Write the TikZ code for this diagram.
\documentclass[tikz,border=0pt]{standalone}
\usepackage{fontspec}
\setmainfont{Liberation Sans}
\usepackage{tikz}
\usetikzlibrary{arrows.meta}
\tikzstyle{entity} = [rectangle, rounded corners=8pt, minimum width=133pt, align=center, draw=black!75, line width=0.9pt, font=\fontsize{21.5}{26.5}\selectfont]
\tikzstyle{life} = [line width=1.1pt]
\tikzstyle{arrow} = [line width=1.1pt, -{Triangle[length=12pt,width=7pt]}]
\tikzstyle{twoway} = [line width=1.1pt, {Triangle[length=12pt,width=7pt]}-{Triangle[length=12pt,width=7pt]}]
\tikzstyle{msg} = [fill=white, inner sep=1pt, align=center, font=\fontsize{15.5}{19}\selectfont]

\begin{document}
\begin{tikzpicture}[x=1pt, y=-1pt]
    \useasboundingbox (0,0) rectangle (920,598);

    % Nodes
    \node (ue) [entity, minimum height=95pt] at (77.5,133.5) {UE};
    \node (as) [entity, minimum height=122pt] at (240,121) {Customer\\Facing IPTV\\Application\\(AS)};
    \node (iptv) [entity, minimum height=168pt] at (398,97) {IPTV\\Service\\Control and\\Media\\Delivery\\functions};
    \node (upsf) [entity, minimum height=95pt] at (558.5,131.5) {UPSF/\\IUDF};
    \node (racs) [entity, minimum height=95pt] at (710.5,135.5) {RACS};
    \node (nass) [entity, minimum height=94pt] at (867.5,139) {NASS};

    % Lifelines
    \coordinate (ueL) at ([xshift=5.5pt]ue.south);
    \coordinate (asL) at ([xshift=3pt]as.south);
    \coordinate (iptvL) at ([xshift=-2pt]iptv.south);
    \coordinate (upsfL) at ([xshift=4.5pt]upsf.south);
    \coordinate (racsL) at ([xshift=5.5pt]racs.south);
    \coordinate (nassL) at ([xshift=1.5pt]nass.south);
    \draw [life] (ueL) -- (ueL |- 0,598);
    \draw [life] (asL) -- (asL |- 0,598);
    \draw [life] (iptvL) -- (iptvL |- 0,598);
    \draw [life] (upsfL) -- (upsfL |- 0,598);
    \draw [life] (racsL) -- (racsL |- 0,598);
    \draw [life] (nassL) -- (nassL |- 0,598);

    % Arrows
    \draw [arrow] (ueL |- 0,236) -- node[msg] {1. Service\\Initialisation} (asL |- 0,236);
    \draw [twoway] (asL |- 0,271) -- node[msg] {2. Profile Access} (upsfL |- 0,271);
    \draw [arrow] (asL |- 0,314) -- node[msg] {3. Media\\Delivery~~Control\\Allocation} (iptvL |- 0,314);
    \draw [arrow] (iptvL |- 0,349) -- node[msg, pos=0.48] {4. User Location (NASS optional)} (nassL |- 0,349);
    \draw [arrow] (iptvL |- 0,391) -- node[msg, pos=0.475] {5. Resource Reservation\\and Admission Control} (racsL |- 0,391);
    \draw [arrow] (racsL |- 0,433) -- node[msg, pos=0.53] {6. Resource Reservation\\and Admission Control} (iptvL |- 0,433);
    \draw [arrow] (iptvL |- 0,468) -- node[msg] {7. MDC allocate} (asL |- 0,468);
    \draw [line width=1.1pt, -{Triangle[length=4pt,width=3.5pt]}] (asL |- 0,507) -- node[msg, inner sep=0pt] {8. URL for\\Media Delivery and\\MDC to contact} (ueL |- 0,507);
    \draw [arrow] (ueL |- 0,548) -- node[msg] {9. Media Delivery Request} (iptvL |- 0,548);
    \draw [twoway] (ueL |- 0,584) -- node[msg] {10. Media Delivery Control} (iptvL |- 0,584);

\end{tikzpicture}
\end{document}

Exercise instructions:
Return only the lines from the beginning of the material up to and including the line with "(0,0) rectangle (920,598);", exactly as written.

Complete answer:
Write the TikZ code for this diagram.
\documentclass[tikz,border=0pt]{standalone}
\usepackage{fontspec}
\setmainfont{Liberation Sans}
\usepackage{tikz}
\usetikzlibrary{arrows.meta}
\tikzstyle{entity} = [rectangle, rounded corners=8pt, minimum width=133pt, align=center, draw=black!75, line width=0.9pt, font=\fontsize{21.5}{26.5}\selectfont]
\tikzstyle{life} = [line width=1.1pt]
\tikzstyle{arrow} = [line width=1.1pt, -{Triangle[length=12pt,width=7pt]}]
\tikzstyle{twoway} = [line width=1.1pt, {Triangle[length=12pt,width=7pt]}-{Triangle[length=12pt,width=7pt]}]
\tikzstyle{msg} = [fill=white, inner sep=1pt, align=center, font=\fontsize{15.5}{19}\selectfont]

\begin{document}
\begin{tikzpicture}[x=1pt, y=-1pt]
    \useasboundingbox (0,0) rectangle (920,598);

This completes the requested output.